» **SOURCE MATERIAL**:
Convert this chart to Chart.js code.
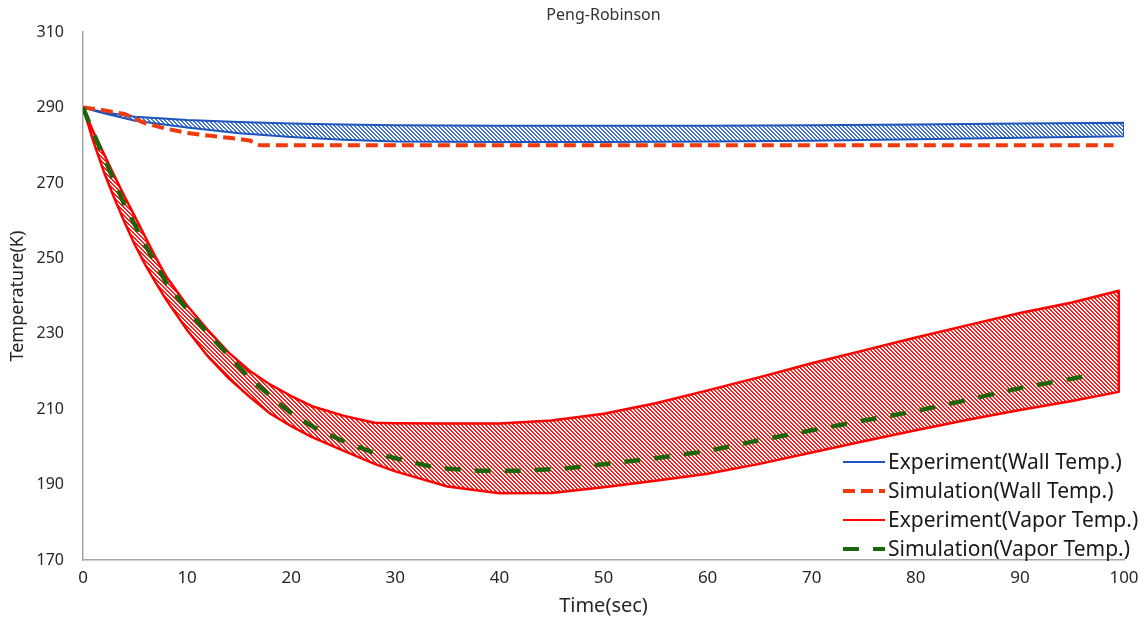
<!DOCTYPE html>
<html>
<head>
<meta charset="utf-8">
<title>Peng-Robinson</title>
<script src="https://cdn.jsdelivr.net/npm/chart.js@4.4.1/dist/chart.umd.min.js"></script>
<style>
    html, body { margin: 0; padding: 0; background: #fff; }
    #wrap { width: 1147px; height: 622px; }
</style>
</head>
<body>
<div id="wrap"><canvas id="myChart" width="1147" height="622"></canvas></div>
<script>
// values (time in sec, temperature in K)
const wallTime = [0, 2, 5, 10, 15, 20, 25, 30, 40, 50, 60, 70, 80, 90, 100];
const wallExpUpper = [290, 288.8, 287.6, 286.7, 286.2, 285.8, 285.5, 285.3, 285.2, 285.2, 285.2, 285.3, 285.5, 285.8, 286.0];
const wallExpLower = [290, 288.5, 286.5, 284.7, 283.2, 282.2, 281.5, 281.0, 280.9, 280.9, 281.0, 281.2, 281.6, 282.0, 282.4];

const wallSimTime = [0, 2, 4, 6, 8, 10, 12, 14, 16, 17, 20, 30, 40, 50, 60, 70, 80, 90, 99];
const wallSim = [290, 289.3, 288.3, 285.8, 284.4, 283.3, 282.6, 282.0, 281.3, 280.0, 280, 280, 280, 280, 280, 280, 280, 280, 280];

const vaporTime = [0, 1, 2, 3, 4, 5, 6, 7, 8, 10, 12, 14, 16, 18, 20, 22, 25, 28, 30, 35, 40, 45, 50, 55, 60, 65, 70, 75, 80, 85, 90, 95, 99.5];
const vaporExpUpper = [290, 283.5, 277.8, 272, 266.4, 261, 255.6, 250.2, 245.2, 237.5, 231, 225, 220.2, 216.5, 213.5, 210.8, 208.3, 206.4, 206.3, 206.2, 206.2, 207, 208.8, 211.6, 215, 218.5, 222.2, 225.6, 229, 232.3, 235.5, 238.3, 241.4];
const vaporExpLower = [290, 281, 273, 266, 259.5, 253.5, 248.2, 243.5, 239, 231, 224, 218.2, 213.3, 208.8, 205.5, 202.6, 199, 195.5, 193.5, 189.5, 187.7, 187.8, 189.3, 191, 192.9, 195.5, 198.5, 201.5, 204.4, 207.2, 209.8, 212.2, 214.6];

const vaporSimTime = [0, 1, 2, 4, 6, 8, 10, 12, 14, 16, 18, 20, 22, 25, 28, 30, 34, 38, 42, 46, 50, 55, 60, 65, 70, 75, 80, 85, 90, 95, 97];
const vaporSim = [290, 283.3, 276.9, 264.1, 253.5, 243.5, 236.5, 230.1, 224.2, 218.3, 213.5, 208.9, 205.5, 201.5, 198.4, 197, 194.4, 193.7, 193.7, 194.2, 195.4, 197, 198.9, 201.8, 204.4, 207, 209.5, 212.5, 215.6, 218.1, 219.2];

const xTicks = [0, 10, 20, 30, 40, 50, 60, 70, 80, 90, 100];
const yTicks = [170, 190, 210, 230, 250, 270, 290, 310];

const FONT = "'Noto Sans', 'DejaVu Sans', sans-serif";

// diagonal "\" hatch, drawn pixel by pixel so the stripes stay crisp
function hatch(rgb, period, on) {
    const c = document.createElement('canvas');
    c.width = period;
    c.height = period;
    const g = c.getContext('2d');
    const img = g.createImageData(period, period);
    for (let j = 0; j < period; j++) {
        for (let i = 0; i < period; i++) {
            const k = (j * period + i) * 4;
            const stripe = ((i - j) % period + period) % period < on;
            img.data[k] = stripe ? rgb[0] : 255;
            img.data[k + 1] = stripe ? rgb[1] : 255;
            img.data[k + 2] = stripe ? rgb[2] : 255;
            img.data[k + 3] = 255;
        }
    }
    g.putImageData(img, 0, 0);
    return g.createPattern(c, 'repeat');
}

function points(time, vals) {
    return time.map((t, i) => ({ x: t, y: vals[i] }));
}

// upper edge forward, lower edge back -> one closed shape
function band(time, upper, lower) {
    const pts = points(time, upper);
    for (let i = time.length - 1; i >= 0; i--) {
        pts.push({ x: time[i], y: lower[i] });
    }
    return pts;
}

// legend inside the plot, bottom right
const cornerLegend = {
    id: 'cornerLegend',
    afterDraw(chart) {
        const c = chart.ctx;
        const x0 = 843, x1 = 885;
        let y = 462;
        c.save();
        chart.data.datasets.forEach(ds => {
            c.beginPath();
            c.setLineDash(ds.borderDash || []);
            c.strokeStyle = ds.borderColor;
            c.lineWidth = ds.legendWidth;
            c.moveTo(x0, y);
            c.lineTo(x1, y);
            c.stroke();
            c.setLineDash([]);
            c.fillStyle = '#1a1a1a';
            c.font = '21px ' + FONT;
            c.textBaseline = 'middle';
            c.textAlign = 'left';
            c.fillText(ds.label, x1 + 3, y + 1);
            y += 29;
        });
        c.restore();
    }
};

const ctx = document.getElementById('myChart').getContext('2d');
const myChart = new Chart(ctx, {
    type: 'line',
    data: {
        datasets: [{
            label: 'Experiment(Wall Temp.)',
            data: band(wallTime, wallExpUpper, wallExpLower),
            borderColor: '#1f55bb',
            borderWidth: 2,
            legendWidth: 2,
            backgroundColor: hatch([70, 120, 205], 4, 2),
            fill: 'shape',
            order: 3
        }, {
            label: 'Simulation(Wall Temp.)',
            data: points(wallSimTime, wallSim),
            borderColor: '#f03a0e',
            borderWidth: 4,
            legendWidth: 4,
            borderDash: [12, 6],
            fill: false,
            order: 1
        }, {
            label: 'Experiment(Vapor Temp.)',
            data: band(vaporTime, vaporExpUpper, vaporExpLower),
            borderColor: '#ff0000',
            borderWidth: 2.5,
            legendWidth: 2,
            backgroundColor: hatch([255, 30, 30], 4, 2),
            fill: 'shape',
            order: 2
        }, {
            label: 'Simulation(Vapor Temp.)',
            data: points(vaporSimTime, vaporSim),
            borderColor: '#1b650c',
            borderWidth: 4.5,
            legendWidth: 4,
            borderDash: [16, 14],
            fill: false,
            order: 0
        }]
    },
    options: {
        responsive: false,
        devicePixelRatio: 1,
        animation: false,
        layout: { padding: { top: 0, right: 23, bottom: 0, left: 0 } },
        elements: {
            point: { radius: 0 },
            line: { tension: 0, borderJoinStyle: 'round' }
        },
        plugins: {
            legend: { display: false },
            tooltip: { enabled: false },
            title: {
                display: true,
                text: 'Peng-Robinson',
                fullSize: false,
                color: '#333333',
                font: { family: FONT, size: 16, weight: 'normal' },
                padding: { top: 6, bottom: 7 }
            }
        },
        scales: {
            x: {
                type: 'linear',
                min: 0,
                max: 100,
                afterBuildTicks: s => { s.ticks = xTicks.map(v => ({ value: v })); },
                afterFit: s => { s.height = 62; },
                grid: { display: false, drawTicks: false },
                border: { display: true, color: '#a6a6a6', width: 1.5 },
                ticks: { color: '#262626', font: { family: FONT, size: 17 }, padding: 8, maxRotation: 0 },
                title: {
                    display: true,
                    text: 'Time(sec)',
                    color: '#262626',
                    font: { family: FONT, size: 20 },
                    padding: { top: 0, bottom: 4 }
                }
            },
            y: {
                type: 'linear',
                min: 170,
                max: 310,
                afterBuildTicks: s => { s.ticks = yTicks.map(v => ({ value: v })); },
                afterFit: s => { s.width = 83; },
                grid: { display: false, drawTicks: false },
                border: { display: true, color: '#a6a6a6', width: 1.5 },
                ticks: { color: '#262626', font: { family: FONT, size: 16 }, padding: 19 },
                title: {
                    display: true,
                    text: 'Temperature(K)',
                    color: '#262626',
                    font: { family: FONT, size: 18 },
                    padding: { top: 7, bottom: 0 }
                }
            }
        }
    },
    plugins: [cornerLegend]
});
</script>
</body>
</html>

» **TO BE DONE**: Pictures excluded, repeat exactly the lines from the top of the material through the line with "280, 280, 280];", including both of those lines.

» **RESULT**:
Convert this chart to Chart.js code.
<!DOCTYPE html>
<html>
<head>
<meta charset="utf-8">
<title>Peng-Robinson</title>
<script src="https://cdn.jsdelivr.net/npm/chart.js@4.4.1/dist/chart.umd.min.js"></script>
<style>
    html, body { margin: 0; padding: 0; background: #fff; }
    #wrap { width: 1147px; height: 622px; }
</style>
</head>
<body>
<div id="wrap"><canvas id="myChart" width="1147" height="622"></canvas></div>
<script>
// values (time in sec, temperature in K)
const wallTime = [0, 2, 5, 10, 15, 20, 25, 30, 40, 50, 60, 70, 80, 90, 100];
const wallExpUpper = [290, 288.8, 287.6, 286.7, 286.2, 285.8, 285.5, 285.3, 285.2, 285.2, 285.2, 285.3, 285.5, 285.8, 286.0];
const wallExpLower = [290, 288.5, 286.5, 284.7, 283.2, 282.2, 281.5, 281.0, 280.9, 280.9, 281.0, 281.2, 281.6, 282.0, 282.4];

const wallSimTime = [0, 2, 4, 6, 8, 10, 12, 14, 16, 17, 20, 30, 40, 50, 60, 70, 80, 90, 99];
const wallSim = [290, 289.3, 288.3, 285.8, 284.4, 283.3, 282.6, 282.0, 281.3, 280.0, 280, 280, 280, 280, 280, 280, 280, 280, 280];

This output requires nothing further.